Stated exercise ::
Starting at the line containing "Recreate this image", copy each line exactly, ending with the line containing "A_BOTTOM = 380". Leave out everything else.

Data listing ::
= = = = =

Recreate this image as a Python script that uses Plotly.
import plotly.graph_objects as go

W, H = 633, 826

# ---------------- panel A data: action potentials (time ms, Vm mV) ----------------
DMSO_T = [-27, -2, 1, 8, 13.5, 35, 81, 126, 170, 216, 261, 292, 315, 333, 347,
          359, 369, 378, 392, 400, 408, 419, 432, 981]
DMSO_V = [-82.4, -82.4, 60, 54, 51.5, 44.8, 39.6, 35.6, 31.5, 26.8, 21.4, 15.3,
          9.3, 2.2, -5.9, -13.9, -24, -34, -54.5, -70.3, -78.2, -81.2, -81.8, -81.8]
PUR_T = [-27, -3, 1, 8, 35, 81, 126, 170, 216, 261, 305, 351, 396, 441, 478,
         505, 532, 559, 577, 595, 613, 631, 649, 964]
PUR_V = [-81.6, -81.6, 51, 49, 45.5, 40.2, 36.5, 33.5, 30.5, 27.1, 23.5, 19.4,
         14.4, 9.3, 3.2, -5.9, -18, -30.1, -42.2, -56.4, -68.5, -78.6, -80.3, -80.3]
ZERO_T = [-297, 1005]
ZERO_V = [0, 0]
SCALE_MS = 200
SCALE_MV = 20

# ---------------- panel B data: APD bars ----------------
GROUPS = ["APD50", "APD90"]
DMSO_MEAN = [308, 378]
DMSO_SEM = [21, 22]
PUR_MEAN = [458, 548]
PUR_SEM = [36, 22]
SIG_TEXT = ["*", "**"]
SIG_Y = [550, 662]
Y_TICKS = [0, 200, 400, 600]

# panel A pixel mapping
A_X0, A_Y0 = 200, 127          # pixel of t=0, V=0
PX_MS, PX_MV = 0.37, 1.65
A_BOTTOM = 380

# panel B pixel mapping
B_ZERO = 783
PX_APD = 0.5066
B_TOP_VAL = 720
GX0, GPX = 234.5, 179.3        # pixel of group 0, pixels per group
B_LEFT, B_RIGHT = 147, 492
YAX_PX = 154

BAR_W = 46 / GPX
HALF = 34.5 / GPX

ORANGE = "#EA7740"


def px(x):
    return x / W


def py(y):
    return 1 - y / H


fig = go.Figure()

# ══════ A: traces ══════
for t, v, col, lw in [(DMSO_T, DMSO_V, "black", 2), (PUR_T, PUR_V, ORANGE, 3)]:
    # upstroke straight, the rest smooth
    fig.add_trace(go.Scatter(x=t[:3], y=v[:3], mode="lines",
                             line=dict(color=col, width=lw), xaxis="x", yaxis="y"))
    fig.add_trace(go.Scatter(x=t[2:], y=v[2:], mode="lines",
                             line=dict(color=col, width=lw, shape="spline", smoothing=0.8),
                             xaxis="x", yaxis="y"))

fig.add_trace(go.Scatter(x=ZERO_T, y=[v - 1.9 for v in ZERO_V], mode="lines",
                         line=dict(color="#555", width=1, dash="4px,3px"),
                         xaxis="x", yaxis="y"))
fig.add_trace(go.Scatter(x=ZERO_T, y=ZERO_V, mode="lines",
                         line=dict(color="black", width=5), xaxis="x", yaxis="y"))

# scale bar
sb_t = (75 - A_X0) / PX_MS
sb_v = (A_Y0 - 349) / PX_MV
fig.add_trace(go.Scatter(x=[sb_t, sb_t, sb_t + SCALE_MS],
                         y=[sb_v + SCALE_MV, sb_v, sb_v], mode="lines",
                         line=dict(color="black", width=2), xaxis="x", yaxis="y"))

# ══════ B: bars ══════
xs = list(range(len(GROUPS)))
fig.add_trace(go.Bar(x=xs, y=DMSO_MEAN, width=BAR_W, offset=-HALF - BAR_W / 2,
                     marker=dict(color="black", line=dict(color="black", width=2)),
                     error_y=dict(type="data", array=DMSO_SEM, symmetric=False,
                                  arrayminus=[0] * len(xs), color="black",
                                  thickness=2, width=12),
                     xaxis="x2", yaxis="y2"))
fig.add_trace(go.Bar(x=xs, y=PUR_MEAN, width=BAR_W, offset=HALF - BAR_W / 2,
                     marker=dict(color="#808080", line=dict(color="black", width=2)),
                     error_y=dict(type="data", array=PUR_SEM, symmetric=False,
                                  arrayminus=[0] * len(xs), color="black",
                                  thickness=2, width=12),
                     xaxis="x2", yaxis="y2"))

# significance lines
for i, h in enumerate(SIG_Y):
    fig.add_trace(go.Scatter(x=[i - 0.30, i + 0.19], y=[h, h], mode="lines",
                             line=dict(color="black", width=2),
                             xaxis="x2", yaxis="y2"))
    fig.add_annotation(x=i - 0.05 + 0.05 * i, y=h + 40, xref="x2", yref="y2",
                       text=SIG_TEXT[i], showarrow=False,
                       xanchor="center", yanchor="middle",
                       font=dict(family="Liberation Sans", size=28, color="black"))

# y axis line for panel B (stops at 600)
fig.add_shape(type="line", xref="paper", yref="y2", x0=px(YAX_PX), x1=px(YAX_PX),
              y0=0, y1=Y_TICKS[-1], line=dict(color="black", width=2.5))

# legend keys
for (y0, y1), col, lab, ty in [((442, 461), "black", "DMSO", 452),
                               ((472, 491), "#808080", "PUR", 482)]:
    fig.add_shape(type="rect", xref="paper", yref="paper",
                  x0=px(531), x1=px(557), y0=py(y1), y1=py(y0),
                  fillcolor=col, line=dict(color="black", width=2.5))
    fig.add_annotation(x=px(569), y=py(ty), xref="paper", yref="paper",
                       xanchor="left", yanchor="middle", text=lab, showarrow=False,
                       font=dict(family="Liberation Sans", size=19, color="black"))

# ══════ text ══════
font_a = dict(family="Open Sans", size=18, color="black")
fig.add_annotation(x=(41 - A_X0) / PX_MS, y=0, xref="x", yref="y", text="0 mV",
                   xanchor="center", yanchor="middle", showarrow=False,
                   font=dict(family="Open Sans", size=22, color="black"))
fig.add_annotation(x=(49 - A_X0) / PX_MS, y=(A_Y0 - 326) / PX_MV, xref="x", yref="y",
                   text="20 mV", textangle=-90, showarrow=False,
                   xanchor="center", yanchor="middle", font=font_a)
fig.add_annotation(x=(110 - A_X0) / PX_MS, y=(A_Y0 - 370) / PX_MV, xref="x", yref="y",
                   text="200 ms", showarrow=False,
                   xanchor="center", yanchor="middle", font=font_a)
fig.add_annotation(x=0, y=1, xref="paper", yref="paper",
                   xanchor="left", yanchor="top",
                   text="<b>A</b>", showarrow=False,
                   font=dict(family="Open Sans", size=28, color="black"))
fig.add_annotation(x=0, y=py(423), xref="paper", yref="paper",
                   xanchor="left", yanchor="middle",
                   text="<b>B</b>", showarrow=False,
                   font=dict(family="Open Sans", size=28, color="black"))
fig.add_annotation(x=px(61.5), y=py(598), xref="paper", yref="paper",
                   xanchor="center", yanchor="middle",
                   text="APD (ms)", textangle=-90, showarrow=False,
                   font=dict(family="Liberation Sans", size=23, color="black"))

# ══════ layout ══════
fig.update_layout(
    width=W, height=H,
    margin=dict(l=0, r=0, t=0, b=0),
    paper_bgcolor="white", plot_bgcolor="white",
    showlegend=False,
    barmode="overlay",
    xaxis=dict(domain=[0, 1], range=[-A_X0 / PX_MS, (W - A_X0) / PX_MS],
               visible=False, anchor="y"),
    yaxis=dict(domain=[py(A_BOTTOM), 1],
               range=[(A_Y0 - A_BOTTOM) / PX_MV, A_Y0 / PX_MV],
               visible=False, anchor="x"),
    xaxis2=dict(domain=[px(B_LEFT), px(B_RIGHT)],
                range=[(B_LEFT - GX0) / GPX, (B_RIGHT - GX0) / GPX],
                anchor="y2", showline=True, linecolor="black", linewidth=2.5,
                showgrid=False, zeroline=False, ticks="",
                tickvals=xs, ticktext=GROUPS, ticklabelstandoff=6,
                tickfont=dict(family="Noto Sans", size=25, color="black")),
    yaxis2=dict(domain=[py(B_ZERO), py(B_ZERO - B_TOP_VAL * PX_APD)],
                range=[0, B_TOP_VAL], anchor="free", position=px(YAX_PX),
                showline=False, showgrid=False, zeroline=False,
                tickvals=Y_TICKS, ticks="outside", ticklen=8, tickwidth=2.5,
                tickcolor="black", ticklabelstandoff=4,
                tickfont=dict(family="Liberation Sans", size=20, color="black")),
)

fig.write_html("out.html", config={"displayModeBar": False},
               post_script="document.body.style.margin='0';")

= = = = =

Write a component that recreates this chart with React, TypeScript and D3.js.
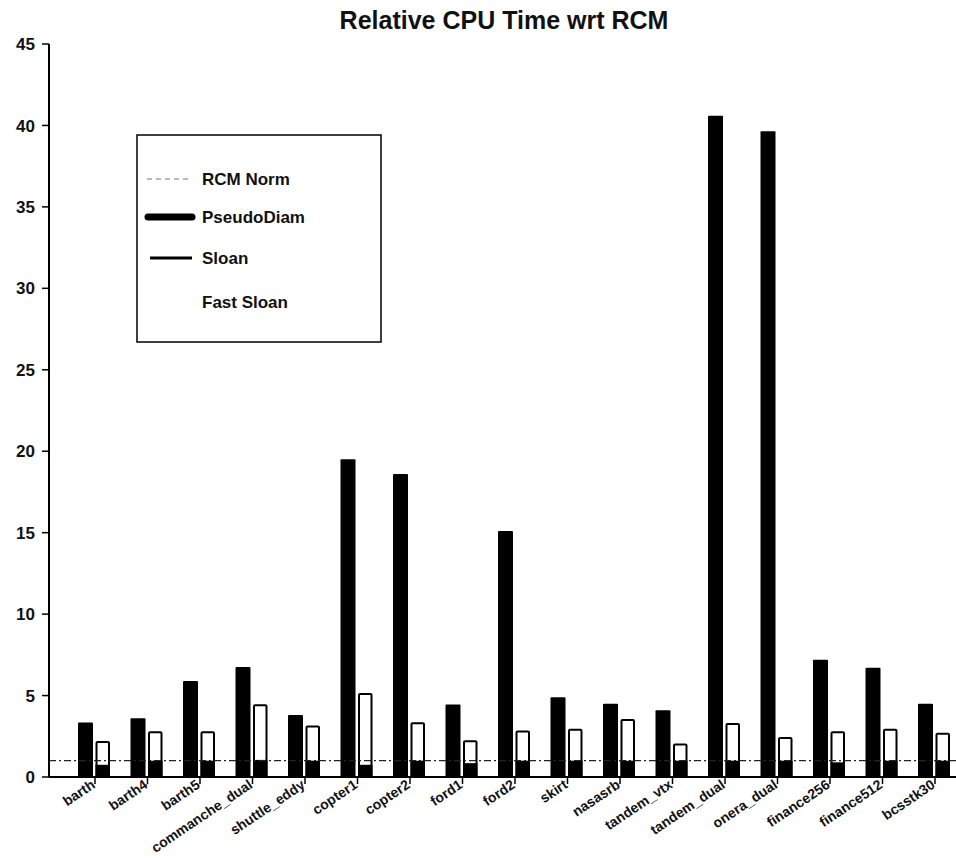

= = = = =

Written answer ::
Recreate this image as a Python script that uses Plotly.
import plotly.graph_objects as go

W, H = 633, 826

# ---------------- panel A data: action potentials (time ms, Vm mV) ----------------
DMSO_T = [-27, -2, 1, 8, 13.5, 35, 81, 126, 170, 216, 261, 292, 315, 333, 347,
          359, 369, 378, 392, 400, 408, 419, 432, 981]
DMSO_V = [-82.4, -82.4, 60, 54, 51.5, 44.8, 39.6, 35.6, 31.5, 26.8, 21.4, 15.3,
          9.3, 2.2, -5.9, -13.9, -24, -34, -54.5, -70.3, -78.2, -81.2, -81.8, -81.8]
PUR_T = [-27, -3, 1, 8, 35, 81, 126, 170, 216, 261, 305, 351, 396, 441, 478,
         505, 532, 559, 577, 595, 613, 631, 649, 964]
PUR_V = [-81.6, -81.6, 51, 49, 45.5, 40.2, 36.5, 33.5, 30.5, 27.1, 23.5, 19.4,
         14.4, 9.3, 3.2, -5.9, -18, -30.1, -42.2, -56.4, -68.5, -78.6, -80.3, -80.3]
ZERO_T = [-297, 1005]
ZERO_V = [0, 0]
SCALE_MS = 200
SCALE_MV = 20

# ---------------- panel B data: APD bars ----------------
GROUPS = ["APD50", "APD90"]
DMSO_MEAN = [308, 378]
DMSO_SEM = [21, 22]
PUR_MEAN = [458, 548]
PUR_SEM = [36, 22]
SIG_TEXT = ["*", "**"]
SIG_Y = [550, 662]
Y_TICKS = [0, 200, 400, 600]

# panel A pixel mapping
A_X0, A_Y0 = 200, 127          # pixel of t=0, V=0
PX_MS, PX_MV = 0.37, 1.65
A_BOTTOM = 380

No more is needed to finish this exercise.